What the task asks: Set the lines down again exactly, first line through the line that contains "(8,8) -- (1150,8);", with no pictures.
— start —
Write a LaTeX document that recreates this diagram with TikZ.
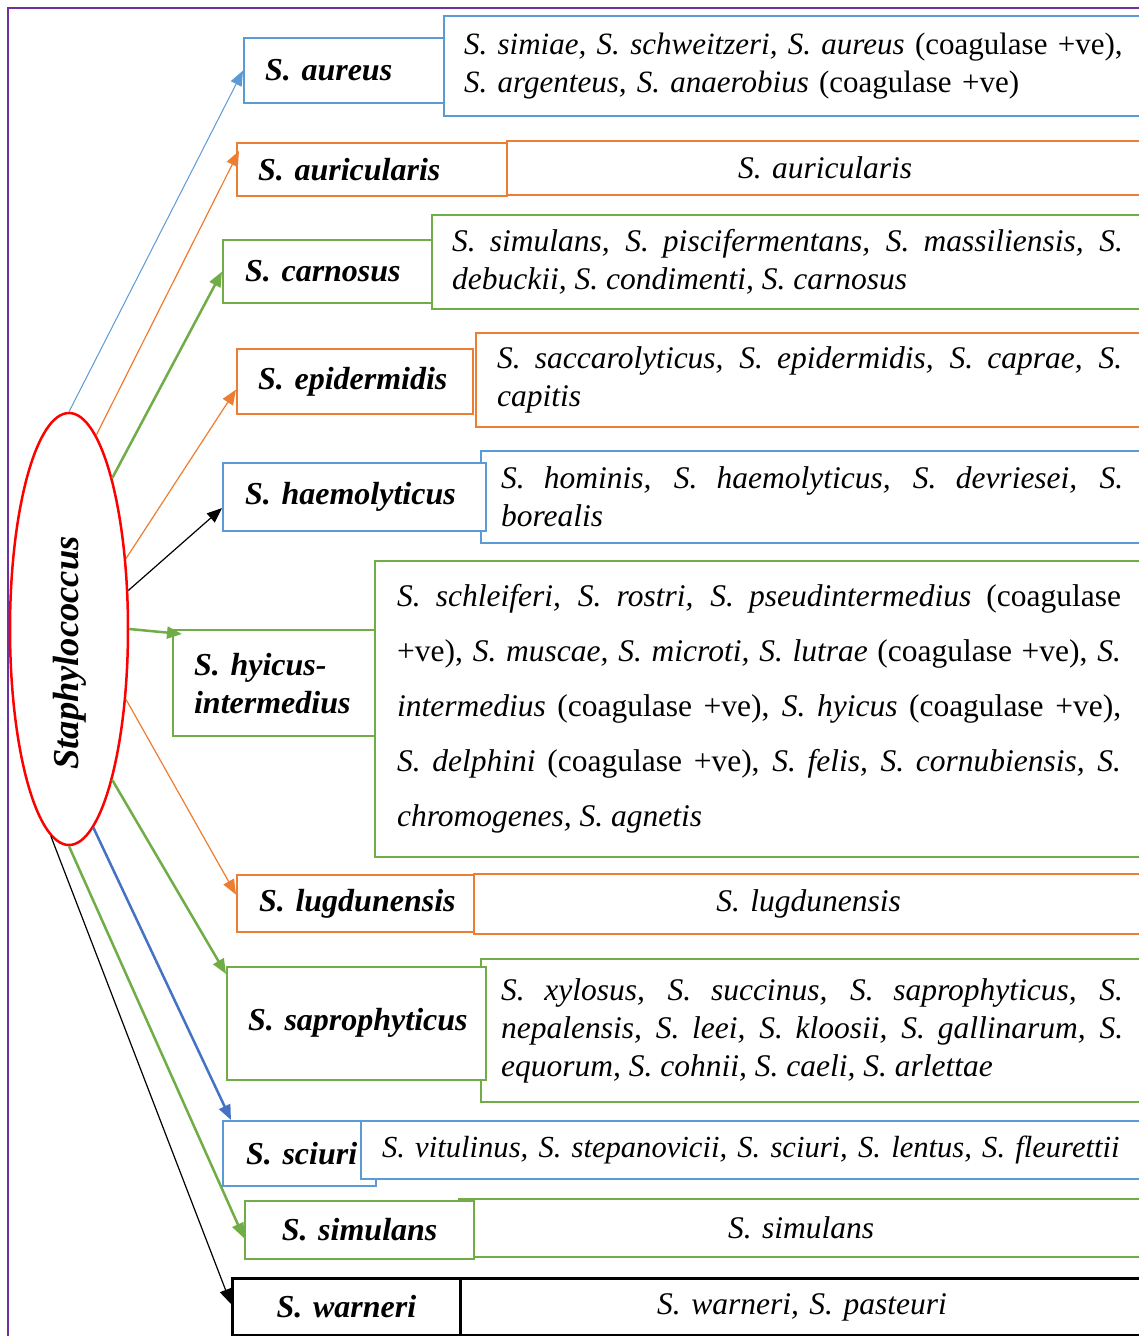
\documentclass[tikz,border=0pt]{standalone}
\usepackage{fontspec}
\setmainfont{Liberation Serif}
\usetikzlibrary{shapes.geometric,arrows.meta,calc}
\definecolor{cblue}{HTML}{5B9BD5}
\definecolor{corange}{HTML}{ED7D31}
\definecolor{cgreen}{HTML}{70AD47}
\definecolor{cdblue}{HTML}{4472C4}
\definecolor{cpurple}{HTML}{7030A0}
\hyphenpenalty=10000
\exhyphenpenalty=10000
\hbadness=10000
\hfuzz=200pt
\begin{document}
\begin{tikzpicture}[x=1pt,y=-1pt,
  lbox/.style={draw, line width=2.2pt, fill=white, anchor=north west, inner ysep=0pt, align=left,
    font=\fontsize{32}{38}\selectfont\bfseries\itshape},
  rbox/.style={draw, line width=2.2pt, fill=white, anchor=north west, inner ysep=0pt, align=justify,
    font=\fontsize{31.5}{38}\selectfont},
  arrthin/.style={line width=1.2pt, -{Triangle[length=15pt,width=12pt]}},
  arrthick/.style={line width=2.5pt, -{Triangle[length=15pt,width=12pt]}}]
\useasboundingbox (0,0) rectangle (1139,1336);
\clip (0,0) rectangle (1139,1336);
\fill[white] (0,0) rectangle (1139,1336);
\draw[cpurple, line width=1.6pt] (8,1345) -- (8,8) -- (1150,8);

% aureus
\node[rbox, draw=cblue, align=left, inner xsep=20pt, text width=659pt, minimum height=100pt,
  font=\fontsize{31}{38}\selectfont] (aR) at (443,15)
 {\textit{S. simiae, S. schweitzeri, S. aureus} (coagulase~+ve),\\ \textit{S. argenteus, S. anaerobius} (coagulase~+ve)};
\node[lbox, draw=cblue, inner xsep=21pt, text width=158pt, minimum height=65pt] (aL) at (243,37) {S.~aureus};

% auricularis
\node[rbox, draw=corange, align=center, inner xsep=20pt, text width=596pt, minimum height=54pt] (bR) at (506,140)
 {\textit{S. auricularis}};
\node[lbox, draw=corange, inner xsep=21pt, text width=228pt, minimum height=53pt] (bL) at (236,142) {S.~auricularis};

% carnosus
\node[rbox, draw=cgreen, inner xsep=20pt, text width=671pt, minimum height=94pt] (cR) at (431,214)
 {\textit{S. simulans, S. piscifermentans, S. massiliensis, S.}\linebreak \textit{debuckii, S. condimenti, S. carnosus}};
\node[lbox, draw=cgreen, inner xsep=22pt, text width=165pt, minimum height=63pt] (cL) at (222,239) {S.~carnosus};

% epidermidis
\node[rbox, draw=corange, inner xsep=21pt, text width=625pt, minimum height=94pt] (dR) at (475,332)
 {\textit{S. saccarolyticus, S. epidermidis, S. caprae, S.}\linebreak \textit{capitis}};
\node[lbox, draw=corange, inner xsep=21pt, text width=194pt, minimum height=65pt] (dL) at (236,348) {S.~epidermidis};

% haemolyticus
\node[rbox, draw=cblue, inner xsep=20pt, text width=622pt, minimum height=92pt] (eR) at (480,450)
 {\textit{S. hominis, S. haemolyticus, S. devriesei, S.}\linebreak \textit{borealis}};
\node[lbox, draw=cblue, inner xsep=22pt, text width=219pt, minimum height=68pt] (eL) at (222,462) {S.~haemolyticus};

% hyicus-intermedius
\node[rbox, draw=cgreen, inner xsep=22pt, text width=724pt, minimum height=296pt,
  font=\fontsize{31.5}{55}\selectfont] (fR) at (374,560)
 {\textit{S. schleiferi, S. rostri, S. pseudintermedius} (coagulase\linebreak
  +ve), \textit{S. muscae, S. microti, S. lutrae} (coagulase +ve), \textit{S.}\linebreak
  \textit{intermedius} (coagulase +ve), \textit{S. hyicus} (coagulase +ve),\linebreak
  \textit{S. delphini} (coagulase +ve), \textit{S. felis, S. cornubiensis, S.}\linebreak
  \textit{chromogenes, S. agnetis}};
\node[lbox, draw=cgreen, inner xsep=21pt, text width=160pt, minimum height=106pt] (fL) at (172,629) {S.~hyicus-\\intermedius};

% lugdunensis
\node[rbox, draw=corange, align=center, inner xsep=20pt, text width=629pt, minimum height=60pt] (gR) at (473,873)
 {\raisebox{-6pt}{\textit{S. lugdunensis}}};
\node[lbox, draw=corange, inner xsep=22pt, text width=193pt, minimum height=57pt] (gL) at (236,874) {S.~lugdunensis};

% saprophyticus
\node[rbox, draw=cgreen, inner xsep=20pt, text width=622pt, minimum height=143pt] (hR) at (480,958)
 {\textit{S. xylosus, S. succinus, S. saprophyticus, S.}\linebreak
  \textit{nepalensis, S. leei, S. kloosii, S. gallinarum, S.}\linebreak
  \textit{equorum, S. cohnii, S. caeli, S. arlettae}};
\node[lbox, draw=cgreen, inner xsep=21pt, text width=217pt, minimum height=113pt] (hL) at (226,966) {\raisebox{9pt}{S.~saprophyticus}};

% sciuri
\node[lbox, draw=cblue, inner xsep=23pt, text width=107pt, minimum height=65pt] (iL) at (222,1120) {S.~sciuri};
\node[rbox, draw=cblue, align=left, inner xsep=21pt, text width=740pt, minimum height=58pt,
  font=\fontsize{30.6}{38}\selectfont] (iR) at (360,1120)
 {\raisebox{-4pt}{\textit{S.~vitulinus, S.~stepanovicii, S.~sciuri, S.~lentus, S.~fleurettii}}};

% simulans
\node[rbox, draw=cgreen, align=center, inner xsep=20pt, text width=644pt, minimum height=58pt] (jR) at (458,1198)
 {\textit{S. simulans}};
\node[lbox, draw=cgreen, align=center, inner xsep=10pt, text width=209pt, minimum height=58pt] (jL) at (244,1200) {S.~simulans};

% warneri
\node[rbox, draw=black, line width=3pt, align=center, inner xsep=20pt, text width=643pt, minimum height=57pt] (kR) at (459,1277)
 {\raisebox{-2pt}{\textit{S. warneri, S. pasteuri}}};
\node[lbox, draw=black, line width=3pt, align=center, inner xsep=10pt, text width=208pt, minimum height=57pt] (kL) at (231,1277) {S.~warneri};

% central ellipse
\node[ellipse, draw=red, line width=2.5pt, minimum width=118pt, minimum height=432pt, inner sep=0pt] (st) at (69,629) {};
\node[rotate=90, font=\fontsize{36.5}{36.5}\selectfont\bfseries\itshape] (stx) at (70,653) {Staphylococcus};

% connectors
\draw[arrthin, cblue, line width=1pt] (st.90) -- (aL.west);
\draw[arrthin, corange] (st.82) -- ($(bL.north west)+(3,9)$);
\draw[arrthick, cgreen] (st.74) -- (cL.west);
\draw[arrthin, corange] (st.51) -- ($(dL.west)+(0,8)$);
\draw[arrthin, black] (st.33) -- ($(eL.west)+(0,11)$);
\draw[arrthick, cgreen] (st.0) -- ($(fL.north west)+(10,5)$);
\draw[arrthin, corange] (st.-51) -- ($(gL.west)+(0,-9)$);
\draw[arrthick, cgreen] (st.-74) -- ($(hL.north west)+(0,8)$);
\draw[arrthick, cdblue] (st.-83) -- ($(iL.north west)+(9,0)$);
\draw[arrthick, cgreen] (st.-90) -- ($(jL.west)+(0,8)$);
\draw[arrthin, black] (st.-95) -- ($(kL.west)+(0,-3)$);
\end{tikzpicture}
\end{document}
— end —
Answer to the exercise:
Write a LaTeX document that recreates this diagram with TikZ.
\documentclass[tikz,border=0pt]{standalone}
\usepackage{fontspec}
\setmainfont{Liberation Serif}
\usetikzlibrary{shapes.geometric,arrows.meta,calc}
\definecolor{cblue}{HTML}{5B9BD5}
\definecolor{corange}{HTML}{ED7D31}
\definecolor{cgreen}{HTML}{70AD47}
\definecolor{cdblue}{HTML}{4472C4}
\definecolor{cpurple}{HTML}{7030A0}
\hyphenpenalty=10000
\exhyphenpenalty=10000
\hbadness=10000
\hfuzz=200pt
\begin{document}
\begin{tikzpicture}[x=1pt,y=-1pt,
  lbox/.style={draw, line width=2.2pt, fill=white, anchor=north west, inner ysep=0pt, align=left,
    font=\fontsize{32}{38}\selectfont\bfseries\itshape},
  rbox/.style={draw, line width=2.2pt, fill=white, anchor=north west, inner ysep=0pt, align=justify,
    font=\fontsize{31.5}{38}\selectfont},
  arrthin/.style={line width=1.2pt, -{Triangle[length=15pt,width=12pt]}},
  arrthick/.style={line width=2.5pt, -{Triangle[length=15pt,width=12pt]}}]
\useasboundingbox (0,0) rectangle (1139,1336);
\clip (0,0) rectangle (1139,1336);
\fill[white] (0,0) rectangle (1139,1336);
\draw[cpurple, line width=1.6pt] (8,1345) -- (8,8) -- (1150,8);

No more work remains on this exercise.